**Description of the task**
Find and copy each line of the records where the string "this" shows up.

**Records for the task**
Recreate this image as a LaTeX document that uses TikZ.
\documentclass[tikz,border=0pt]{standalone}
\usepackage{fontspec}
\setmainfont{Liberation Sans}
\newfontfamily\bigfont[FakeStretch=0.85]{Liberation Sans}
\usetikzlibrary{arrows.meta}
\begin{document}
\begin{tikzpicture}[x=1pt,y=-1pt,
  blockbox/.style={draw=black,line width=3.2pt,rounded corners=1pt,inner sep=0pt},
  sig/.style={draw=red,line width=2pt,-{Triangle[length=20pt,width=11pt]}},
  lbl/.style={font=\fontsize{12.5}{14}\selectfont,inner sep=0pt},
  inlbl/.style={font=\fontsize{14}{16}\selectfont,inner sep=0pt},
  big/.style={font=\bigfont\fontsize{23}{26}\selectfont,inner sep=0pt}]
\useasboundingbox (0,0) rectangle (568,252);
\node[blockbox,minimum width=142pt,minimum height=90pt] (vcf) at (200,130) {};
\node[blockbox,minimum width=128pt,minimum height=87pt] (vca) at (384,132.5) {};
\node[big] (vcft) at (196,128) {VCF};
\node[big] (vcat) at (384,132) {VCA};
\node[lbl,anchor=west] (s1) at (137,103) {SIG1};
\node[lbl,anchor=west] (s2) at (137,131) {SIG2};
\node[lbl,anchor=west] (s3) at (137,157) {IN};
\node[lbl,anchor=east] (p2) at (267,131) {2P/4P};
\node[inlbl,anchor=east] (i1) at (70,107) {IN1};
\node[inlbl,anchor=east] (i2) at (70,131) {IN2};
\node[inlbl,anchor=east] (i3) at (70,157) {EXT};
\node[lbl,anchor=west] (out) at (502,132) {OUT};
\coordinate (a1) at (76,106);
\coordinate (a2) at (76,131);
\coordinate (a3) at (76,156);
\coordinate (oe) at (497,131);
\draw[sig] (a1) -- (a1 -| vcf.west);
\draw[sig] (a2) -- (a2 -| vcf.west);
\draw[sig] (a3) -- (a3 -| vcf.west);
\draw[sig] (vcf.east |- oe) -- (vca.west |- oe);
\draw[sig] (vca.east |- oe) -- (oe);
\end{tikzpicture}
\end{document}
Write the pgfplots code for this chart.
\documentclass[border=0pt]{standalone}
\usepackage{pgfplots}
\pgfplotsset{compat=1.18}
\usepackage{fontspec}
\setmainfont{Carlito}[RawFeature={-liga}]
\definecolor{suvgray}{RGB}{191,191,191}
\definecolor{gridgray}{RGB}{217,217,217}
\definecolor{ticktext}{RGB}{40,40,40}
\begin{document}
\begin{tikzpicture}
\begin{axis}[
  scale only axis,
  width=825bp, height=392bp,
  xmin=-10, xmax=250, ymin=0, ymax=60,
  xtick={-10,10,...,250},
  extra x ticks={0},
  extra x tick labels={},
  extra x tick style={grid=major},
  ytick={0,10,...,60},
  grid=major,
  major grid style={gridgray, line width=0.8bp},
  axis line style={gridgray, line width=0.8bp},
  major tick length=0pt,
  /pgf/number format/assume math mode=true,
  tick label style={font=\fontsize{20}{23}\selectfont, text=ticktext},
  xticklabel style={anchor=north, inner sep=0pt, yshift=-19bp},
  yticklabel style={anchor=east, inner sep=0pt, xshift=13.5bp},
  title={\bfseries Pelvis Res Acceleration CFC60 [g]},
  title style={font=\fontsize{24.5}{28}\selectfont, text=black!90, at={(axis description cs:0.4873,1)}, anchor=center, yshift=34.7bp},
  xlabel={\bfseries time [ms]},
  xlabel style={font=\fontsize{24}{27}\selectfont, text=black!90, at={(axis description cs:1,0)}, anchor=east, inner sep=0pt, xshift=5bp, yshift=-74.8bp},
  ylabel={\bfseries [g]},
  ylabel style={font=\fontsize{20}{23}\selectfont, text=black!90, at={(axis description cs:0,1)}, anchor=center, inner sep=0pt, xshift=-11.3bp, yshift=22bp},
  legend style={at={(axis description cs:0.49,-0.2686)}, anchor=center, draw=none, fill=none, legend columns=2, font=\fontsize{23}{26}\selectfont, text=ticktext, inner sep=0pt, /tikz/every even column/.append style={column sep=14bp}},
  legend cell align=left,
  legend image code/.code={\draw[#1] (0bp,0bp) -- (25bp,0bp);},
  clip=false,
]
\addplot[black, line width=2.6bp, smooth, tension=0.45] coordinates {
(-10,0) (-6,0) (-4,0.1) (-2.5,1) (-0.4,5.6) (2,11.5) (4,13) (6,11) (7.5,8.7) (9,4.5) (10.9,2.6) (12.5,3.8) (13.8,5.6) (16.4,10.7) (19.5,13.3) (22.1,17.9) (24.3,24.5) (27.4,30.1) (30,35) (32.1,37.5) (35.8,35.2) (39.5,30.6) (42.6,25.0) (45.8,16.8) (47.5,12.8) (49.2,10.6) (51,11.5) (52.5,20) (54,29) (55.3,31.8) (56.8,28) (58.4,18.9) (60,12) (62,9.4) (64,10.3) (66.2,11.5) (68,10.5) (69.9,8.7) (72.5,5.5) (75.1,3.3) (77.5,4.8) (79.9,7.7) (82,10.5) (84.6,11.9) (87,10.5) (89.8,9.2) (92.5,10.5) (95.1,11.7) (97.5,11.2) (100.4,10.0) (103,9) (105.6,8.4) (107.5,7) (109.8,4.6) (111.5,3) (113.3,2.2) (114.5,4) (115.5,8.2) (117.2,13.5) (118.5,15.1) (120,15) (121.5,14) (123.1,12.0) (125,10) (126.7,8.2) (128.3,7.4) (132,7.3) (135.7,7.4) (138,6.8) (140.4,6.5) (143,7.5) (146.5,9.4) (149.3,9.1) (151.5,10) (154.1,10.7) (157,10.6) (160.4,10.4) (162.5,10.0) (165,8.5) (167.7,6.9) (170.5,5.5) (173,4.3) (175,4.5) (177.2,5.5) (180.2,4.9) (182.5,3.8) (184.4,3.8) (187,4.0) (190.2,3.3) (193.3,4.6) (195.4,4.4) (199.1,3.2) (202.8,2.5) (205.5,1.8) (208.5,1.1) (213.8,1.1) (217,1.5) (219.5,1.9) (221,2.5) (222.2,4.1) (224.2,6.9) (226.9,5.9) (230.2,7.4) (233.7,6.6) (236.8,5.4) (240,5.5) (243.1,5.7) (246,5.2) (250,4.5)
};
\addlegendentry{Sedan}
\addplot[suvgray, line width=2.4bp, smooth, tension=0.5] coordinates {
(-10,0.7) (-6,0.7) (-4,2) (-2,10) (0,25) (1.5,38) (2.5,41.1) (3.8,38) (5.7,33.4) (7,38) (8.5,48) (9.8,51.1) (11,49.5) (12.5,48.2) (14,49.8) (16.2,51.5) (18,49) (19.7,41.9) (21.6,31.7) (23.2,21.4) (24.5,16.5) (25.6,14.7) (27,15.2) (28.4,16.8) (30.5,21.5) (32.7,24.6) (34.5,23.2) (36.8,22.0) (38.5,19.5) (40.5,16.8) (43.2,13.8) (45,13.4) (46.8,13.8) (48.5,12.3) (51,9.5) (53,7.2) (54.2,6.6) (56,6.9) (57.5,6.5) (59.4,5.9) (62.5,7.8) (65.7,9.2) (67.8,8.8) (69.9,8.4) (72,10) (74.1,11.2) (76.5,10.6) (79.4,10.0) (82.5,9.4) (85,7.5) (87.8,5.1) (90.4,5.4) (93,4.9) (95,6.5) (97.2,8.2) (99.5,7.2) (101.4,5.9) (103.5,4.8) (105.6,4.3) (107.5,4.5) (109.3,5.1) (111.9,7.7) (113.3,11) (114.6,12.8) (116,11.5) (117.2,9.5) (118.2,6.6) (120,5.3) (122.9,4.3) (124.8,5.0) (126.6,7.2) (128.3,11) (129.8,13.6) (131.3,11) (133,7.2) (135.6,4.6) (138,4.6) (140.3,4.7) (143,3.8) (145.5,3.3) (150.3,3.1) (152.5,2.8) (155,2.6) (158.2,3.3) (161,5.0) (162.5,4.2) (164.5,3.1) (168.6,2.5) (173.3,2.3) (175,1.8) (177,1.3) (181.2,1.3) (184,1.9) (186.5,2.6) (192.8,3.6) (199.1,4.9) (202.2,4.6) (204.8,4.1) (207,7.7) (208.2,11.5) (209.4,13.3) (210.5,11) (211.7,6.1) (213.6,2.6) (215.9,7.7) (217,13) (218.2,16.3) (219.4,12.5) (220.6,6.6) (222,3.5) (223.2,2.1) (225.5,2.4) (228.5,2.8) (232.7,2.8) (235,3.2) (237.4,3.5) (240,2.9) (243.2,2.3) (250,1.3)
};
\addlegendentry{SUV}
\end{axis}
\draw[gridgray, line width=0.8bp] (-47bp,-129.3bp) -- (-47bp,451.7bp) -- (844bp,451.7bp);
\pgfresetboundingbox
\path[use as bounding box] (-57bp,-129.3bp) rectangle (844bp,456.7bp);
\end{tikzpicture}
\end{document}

**Correct answer**
Recreate this image as a LaTeX document that uses TikZ.
Write the pgfplots code for this chart.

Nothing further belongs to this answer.